EDMONTON -- Defenseman Erik Karlsson may make his season debut when the Ottawa Senators play the Vancouver Canucks at Canadian Tire Centre on Tuesday (7:30 p.m. ET, TSN5, SNV, NHL.TV), but the Senators have had no trouble getting off to a fast start without him.
The Senators (3-0-2) swept a three-game road trip to Western Canada for the first time in their history, finishing it off with a 6-1 victory against the Edmonton Oilers at Rogers Arena on Saturday.
Karlsson, the 2012 and 2015 Norris Trophy winner, has missed the first five games after surgery to repair tendons in his left foot on June 14.
"I look back on our experience last year during the regular season and every team deals with injuries at different times to key pieces and obviously with [Karlsson] out, we've talked about it in our room," veteran defenseman Dion Phaneuf said. "Really, you don't replace Erik Karlsson.
"We've been open about that, said it publicly, so this is about doing it together. As defensemen, you've got to share the workload. He plays 30 minutes a night so those minutes get dispersed over the guys we have playing."
There's plenty of credit to share so far.
In their 6-0 victory against the Calgary Flames on Friday, the Senators blocked 24 shots to Calgary's six. In Edmonton on Saturday, the results favored Ottawa 27-9, pushing the Senators to 105 blocked shots in five games, most in the League.
Video: Hoffman, Turris score twice to lead Sens to 6-1 rout
And that has been one element of the Senators' early defensive excellence.
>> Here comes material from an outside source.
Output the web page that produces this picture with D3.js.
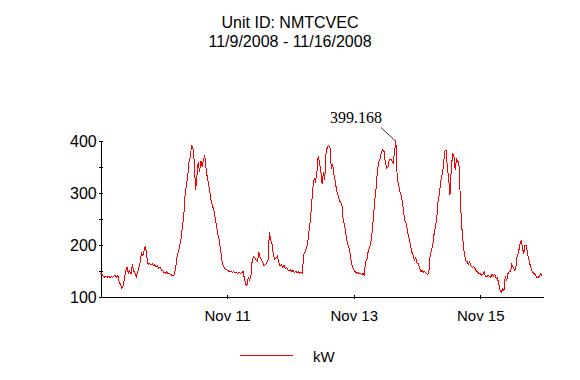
<!DOCTYPE html>
<html><head><meta charset="utf-8">
<script src="https://cdn.jsdelivr.net/npm/d3@7"></script>
<style>body{margin:0;background:#fff;} svg{display:block;}</style>
</head><body>
<script>
// ---- data ----
const titleLines = ["Unit ID: NMTCVEC", "11/9/2008 - 11/16/2008"];
const seriesName = "kW";
const startDate = "2008-11-09";
const endDate = "2008-11-16";
const dayStarts = ["2008-11-09","2008-11-10","2008-11-11","2008-11-12","2008-11-13","2008-11-14","2008-11-15"];
const xTickDates = ["2008-11-11","2008-11-13","2008-11-15"];
const xTickLabels = ["Nov 11","Nov 13","Nov 15"];
const yTicks = [100,150,200,250,300,350,400];
const yTickLabels = [100,200,300,400];
// half-hourly kW readings, 48 per day
const kwNov09 = [146,143,140,138,139,138,140,137,139,138,
 140,141,138,141,130,124,116,122,135,150,
 157,146,150,144,163,150,146,138,148,156,
 168,185,180,190,198,178,163,165,162,164,
 160,162,158,160,155,157,152,151];
const kwNov10 = [147,146,148,145,146,143,142,141,144,158,
 178,187,200,212,235,254,295,315,330,360,
 370,392,385,360,306,332,360,340,362,350,
 365,372,345,328,315,300,282,274,266,250,
 235,220,208,190,170,160,155,152];
const kwNov11 = [152,150,148,149,147,149,146,147,145,148,
 145,147,149,136,125,122,137,133,141,172,
 178,176,170,168,186,176,172,166,160,162,
 166,172,225,210,202,182,172,175,178,168,
 160,162,157,161,155,157,152,150];
const kwNov12 = [152,149,151,147,150,146,149,145,148,146,
 181,187,193,203,226,245,277,310,328,322,
 338,370,360,342,318,340,325,376,389,392,
 386,347,355,335,322,305,296,286,282,278,
 248,240,222,206,198,188,171,158];
const kwNov13 = [152,149,146,148,144,146,143,145,142,168,
 172,188,194,205,225,255,287,310,343,360,
 366,378,383,380,358,348,350,364,365,362,
 358,380,399.168,328,318,302,296,282,260,245,
 240,224,213,200,187,181,170,175];
const kwNov14 = [165,164,155,149,151,148,149,145,143,148,
 181,190,201,222,235,252,285,299,322,335,
 350,380,383,350,328,296,345,375,372,345,
 365,362,350,280,235,205,182,170,168,163,
 168,160,157,158,155,150,148,145];
const kwNov15 = [145,142,143,148,140,139,142,140,138,144,
 140,144,136,137,126,113,110,115,112,140,
 130,145,148,150,163,156,152,155,180,185,
 200,209,195,183,200,200,181,171,160,152,
 147,145,142,138,137,141,145,141];
const dailySeries = [kwNov09,kwNov10,kwNov11,kwNov12,kwNov13,kwNov14,kwNov15];

// ---- build ----
const parse = d3.utcParse("%Y-%m-%d");
const data = [];
dailySeries.forEach((arr, d) => {
  const base = parse(dayStarts[d]);
  arr.forEach((v, k) => data.push({t: d3.utcMinute.offset(base, 30 * k), v}));
});

const W = 580, H = 380;
const svg = d3.select("body").append("svg").attr("width", W).attr("height", H);
const sans = "Arial, 'Liberation Sans', sans-serif";

const x = d3.scaleUtc().domain([parse(startDate), parse(endDate)]).range([100.7, 543.5]);
const y = d3.scaleLinear().domain([100, 400]).range([297, 141]);

// title
svg.append("g").selectAll("text").data(titleLines).join("text")
  .attr("x", 290).attr("y", (d, i) => 28 + i * 19)
  .attr("text-anchor", "middle").attr("font-family", sans).attr("font-size", 16)
  .attr("fill", "#000").text(d => d);

// y axis
const gy = svg.append("g").attr("transform", "translate(100.7,0)")
  .call(d3.axisLeft(y).tickValues(yTicks).tickSizeOuter(0)
    .tickFormat(d => yTickLabels.includes(d) ? d : ""));
gy.select(".domain").attr("stroke", "#000").attr("shape-rendering", "crispEdges");
gy.selectAll(".tick line").attr("x1", -2).attr("x2", 2).attr("stroke", "#000").attr("shape-rendering", "crispEdges");
gy.selectAll(".tick text").attr("x", -4).attr("font-family", sans).attr("font-size", 16).attr("fill", "#000");

// x axis
const gx = svg.append("g").attr("transform", "translate(0,297)")
  .call(d3.axisBottom(x).tickValues(xTickDates.map(parse)).tickSizeOuter(0)
    .tickFormat((d, i) => xTickLabels[i]));
gx.select(".domain").attr("stroke", "#000").attr("shape-rendering", "crispEdges");
gx.selectAll(".tick line").attr("y1", -2).attr("y2", 2).attr("stroke", "#000").attr("shape-rendering", "crispEdges");
gx.selectAll(".tick text").attr("y", 24).attr("dy", 0).attr("font-family", sans).attr("font-size", 15).attr("fill", "#000");

// series line
svg.append("path").datum(data)
  .attr("fill", "none").attr("stroke", "#ff0000").attr("stroke-width", 1)
  .attr("shape-rendering", "crispEdges")
  .attr("d", d3.line().x(d => x(d.t)).y(d => y(d.v)));

// max annotation
const peak = data.reduce((a, b) => (b.v > a.v ? b : a));
const px = x(peak.t), py = y(peak.v);
svg.append("line").attr("x1", px - 15).attr("y1", py - 14).attr("x2", px).attr("y2", py)
  .attr("stroke", "#000").attr("stroke-width", 0.8);
svg.append("text").attr("x", px - 14).attr("y", py - 18).attr("text-anchor", "end")
  .attr("font-family", "'Times New Roman', 'Liberation Serif', serif").attr("font-size", 16)
  .attr("fill", "#000").text(d3.format(".3f")(peak.v));

// legend
svg.append("line").attr("x1", 240).attr("x2", 293).attr("y1", 355.5).attr("y2", 355.5)
  .attr("stroke", "#ff0000").attr("stroke-width", 1).attr("shape-rendering", "crispEdges");
svg.append("text").attr("x", 313).attr("y", 362).attr("font-family", sans).attr("font-size", 15)
  .attr("fill", "#000").text(seriesName);
</script>
</body></html>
Ottawa has allowed eight goals, tied with the Carolina Hurricanes for second-fewest in the NHL (Los Angeles Kings, 7) and has given up a League-low 1.60 per game.
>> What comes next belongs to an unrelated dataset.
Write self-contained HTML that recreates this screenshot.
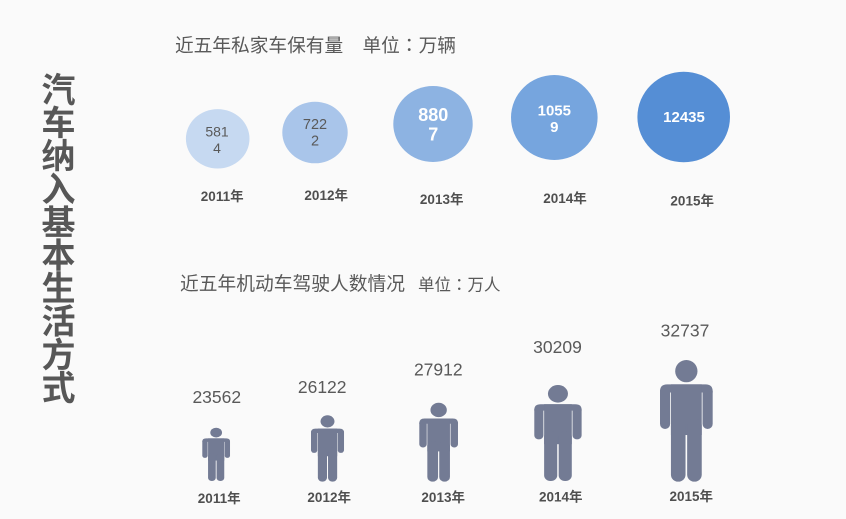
<!DOCTYPE html>
<html>
<head>
<meta charset="utf-8">
<style>
  html, body { margin:0; padding:0; background:#fafafa; }
  body { width:846px; height:519px; overflow:hidden; }
  svg { display:block; }
  text { font-family: "Liberation Sans", "Noto Sans CJK SC", sans-serif; }
  .cjk { font-family: "Noto Sans CJK SC", "Liberation Sans", sans-serif; }
  .colon { font-family: "Noto Sans CJK JP", "Noto Sans CJK TC", sans-serif; }
</style>
</head>
<body>
<svg width="846" height="519" viewBox="0 0 846 519" xmlns="http://www.w3.org/2000/svg">
  <defs>
    <g id="person">
      <circle cx="26" cy="11" r="11"/>
      <path d="M0,31 Q0,24 7,24 H45 Q52,24 52,31 V32 H0 Z"/>
      <rect x="0" y="26" width="10" height="42" rx="5"/>
      <rect x="42" y="26" width="10" height="42" rx="5"/>
      <rect x="10.8" y="24" width="30.4" height="50"/>
      <rect x="10.8" y="58" width="14.4" height="62" rx="7"/>
      <rect x="26.8" y="58" width="14.4" height="62" rx="7"/>
    </g>
  </defs>

  <!-- Vertical title -->
  <g class="cjk" font-size="34" font-weight="bold" fill="#575757" text-anchor="middle">
    <text x="58.5" y="102">汽</text>
    <text x="58.5" y="135.1">车</text>
    <text x="58.5" y="168.2">纳</text>
    <text x="58.5" y="201.3">入</text>
    <text x="58.5" y="234.4">基</text>
    <text x="58.5" y="267.5">本</text>
    <text x="58.5" y="300.6">生</text>
    <text x="58.5" y="333.7">活</text>
    <text x="58.5" y="366.8">方</text>
    <text x="58.5" y="399.9">式</text>
  </g>

  <!-- Title 1 -->
  <text class="cjk" x="175" y="52" font-size="18.7" fill="#595959">近五年私家车保有量</text>
  <text class="cjk" x="362.5" y="52" font-size="18.7" fill="#595959">单位<tspan class="colon">：</tspan>万辆</text>

  <!-- Bubbles -->
  <ellipse cx="217.7" cy="138.8" rx="31.8" ry="29.7" fill="#c6d9f1"/>
  <ellipse cx="315" cy="132.5" rx="32.7" ry="30.8" fill="#a9c5ea"/>
  <ellipse cx="433" cy="124" rx="39.7" ry="38" fill="#8db3e2"/>
  <ellipse cx="554.3" cy="117.5" rx="43.3" ry="42.5" fill="#76a5de"/>
  <ellipse cx="683.7" cy="117" rx="46.3" ry="45.3" fill="#558ed5"/>

  <g text-anchor="middle">
    <text x="217" y="136.6" font-size="14" fill="#595959">581</text>
    <text x="217" y="152.9" font-size="14" fill="#595959">4</text>
    <text x="315" y="129" font-size="14.5" fill="#595959">722</text>
    <text x="315" y="145.7" font-size="14.5" fill="#595959">2</text>
    <text x="433.3" y="120.8" font-size="18" font-weight="bold" fill="#ffffff">880</text>
    <text x="433.3" y="140.5" font-size="18" font-weight="bold" fill="#ffffff">7</text>
    <text x="554.3" y="115.4" font-size="15" font-weight="bold" fill="#ffffff">1055</text>
    <text x="554.3" y="132.1" font-size="15" font-weight="bold" fill="#ffffff">9</text>
    <text x="684" y="122.1" font-size="15" font-weight="bold" fill="#ffffff">12435</text>
  </g>

  <!-- Bubble year labels -->
  <g text-anchor="middle" font-size="13.5" font-weight="bold" fill="#4f4f4f">
    <text x="222.2" y="200.9">2011年</text>
    <text x="326.2" y="199.9">2012年</text>
    <text x="441.7" y="204.2">2013年</text>
    <text x="565" y="203.2">2014年</text>
    <text x="692.2" y="205.6">2015年</text>
  </g>

  <!-- Title 2 -->
  <text class="cjk" x="180" y="290" font-size="18.75" fill="#595959">近五年机动车驾驶人数情况</text>
  <text class="cjk" x="418" y="290.5" font-size="16.5" fill="#595959">单位<tspan class="colon">：</tspan>万人</text>

  <!-- Value labels -->
  <g text-anchor="middle" font-size="17.5" fill="#595959">
    <text x="216.8" y="403">23562</text>
    <text x="322.2" y="393">26122</text>
    <text x="438.3" y="375.6">27912</text>
    <text x="557.5" y="353">30209</text>
    <text x="685" y="336.3">32737</text>
  </g>

  <!-- People -->
  <g fill="#737b94">
    <use href="#person" transform="translate(202.3,427.7) scale(0.533,0.444)"/>
    <use href="#person" transform="translate(311,415.3) scale(0.635,0.553)"/>
    <use href="#person" transform="translate(419.3,402.7) scale(0.744,0.658)"/>
    <use href="#person" transform="translate(534.3,385) scale(0.91,0.8)"/>
    <use href="#person" transform="translate(660,360) scale(1.013,1.014)"/>
  </g>

  <!-- People year labels -->
  <g text-anchor="middle" font-size="13.5" font-weight="bold" fill="#4f4f4f">
    <text x="219.2" y="503.2">2011年</text>
    <text x="329.2" y="502.2">2012年</text>
    <text x="443.2" y="502.2">2013年</text>
    <text x="560.8" y="501.6">2014年</text>
    <text x="691.3" y="500.9">2015年</text>
  </g>
</svg>
</body>
</html>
"The guys that have gotten overlooked are our forwards," Phaneuf said. "When a guy like [Karlsson] is out, they do a great job of supporting us. Maybe it's the extra couple of feet coming back, having good sticks or blocking shots. The reason we've had success is because we've done it together and we've taken pride in doing it together.
"We've taken a few good strides here early."
In their victories on back-to-back nights in Alberta, the Senators were quicker on pucks, more opportunistic and always taking away their opponents' time and space. It added up to a 12-1 advantage in goals without one of the most talented defensemen in the League.
"He's obviously a huge part of our team but right now we're getting some puck luck and we're playing the team game," said center Zack Smith, who had two assists against the Oilers. "It was kind of like a kick in the butt, maybe a wakeup call, with him out. We know we have to rely on each other and not be individualistic about it or try to do it all ourselves, and that's what we've done. And it helps when you get the bounces and our goaltenders have been playing amazing.
"We play, I think, a frustrating game to play against. We've done that on this trip especially."
Coach Guy Boucher said the Senators are simply used to doing without important players for stretches of time.
Video: Erik Karlsson takes the No. 3 spot
"I guess it's surprising a lot of people but if you've been around the team, last year the whole year, that's what we had all year," Boucher said. "We had top-end players [missing], including our No. 1 goalie (Craig Anderson), missing for 26 games.
"We pulled through and we were consistent the entire year, getting our results. So that's what we told ourselves, that there's no reason we can't stay consistent.
"We'll be very happy to get the captain back, trust me. He's such a big part of this team in all aspects, so hopefully he's able to come back on Tuesday."
It's also fair to wonder if the Senators' early success is somehow driven by a sense of unfinished business from last season. Ottawa was one victory, one goal, from reaching the Stanley Cup Final, losing in seven games to the eventual Stanley Cup champion Pittsburgh Penguins in the Eastern Conference Final.
"None of it; it's not about that," Boucher said. "For us, we're approaching it the exact same way as last year. It's all about today. It's never about the past, it's never about the future. It's about today.
"The greatest athletes, that's what they have in common, that they're able to focus on that one moment to perform, regardless of the past or future. The past and future are something you don't control and they don't bring you anything once you're on the ice. Our players have become really strong about that."
It may or may not be Ottawa's motivation, but there is great value in the experience of last season.
"It was a good taste for a lot of us who have never been past the second round," Smith said.
The focus, though, is ahead, said center Kyle Turris, who had three points (two goals, assist) against Edmonton.
"I think everybody was obviously frustrated with how we ended, being one goal away from the Stanley Cup Final," Turris said. "But it's a new year and we learned from it and you can't just dwell on it. We're just excited to start the year and get going again and have a new chapter."